Принципиально, однако, генетическое и типологическое родство Бартова с ленинградской неподцензурной литературой (особенно с хеленуктами и Анри
Волохонским) и с московским андеграундным кругом самиздатского журнала
“Эпсилон-салон”: здесь присутствовал Сорокин, но были и неконцептуалистские в прямом смысле авторы (Николай Байтов, Игорь Левшин), работавшие с более неуловимыми механизмами “деавтоматизации слова через его автоматизацию”. То, что, по Айзенбергу, “ущербно” в отношении Пригова (хотя историческая перспектива может сместить акценты и придать его поэзии сугубо лирический характер, как это уже произошло с Рубинштейном), вовсе не смотрится так в случае Бартова.

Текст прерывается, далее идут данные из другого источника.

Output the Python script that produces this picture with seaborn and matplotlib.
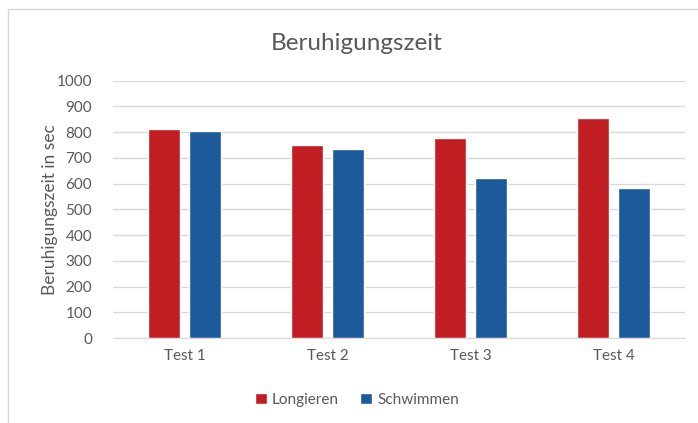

Бартов вполне сознательно оперирует блоками текстовых фрагментов, как будто бы “однородными” (в отличие от приговского или сорокинского подчеркнутого “забалтывания” текста к финалу). Исключение здесь, пожалуй, составят тексты вроде “Пожара в сельском клубе” или “список” (таково обозначение жанра) “Лысые дети Джона и кошка на ковре”. Но уже цикл “Мухиниада” прочитывается как печальная притча о тщетности обыденной жизни, а блистательные “Сто новелл об одном короле” — как набор универсальных культурологических пародий на жанр притчи. При этом и тот и другой циклы построены на одном приеме: варьировании сюжетных ходов в крайне ограниченном текстуальном пространстве; в результате само варьирование оказывается предсказуемым, но его очередность и результат — нет, что и производит требуемый эффект. “Недолгое знакомство” с подзаголовком “Венок сонетов” (вспоминается “Сонет” Хармса, вообще имеющего непосредственное отношение к нашему разговору) демонстрирует контраст между низким материалом и высоким, не смешивая их, но просто сопоставляя.
Методом Бартова оказывается скорее не деформация канона (как у московских концептуалистов), но демонтаж: перегруппировка материала без его искажения позволяет выстраивать блестящие метонимические модели литературы.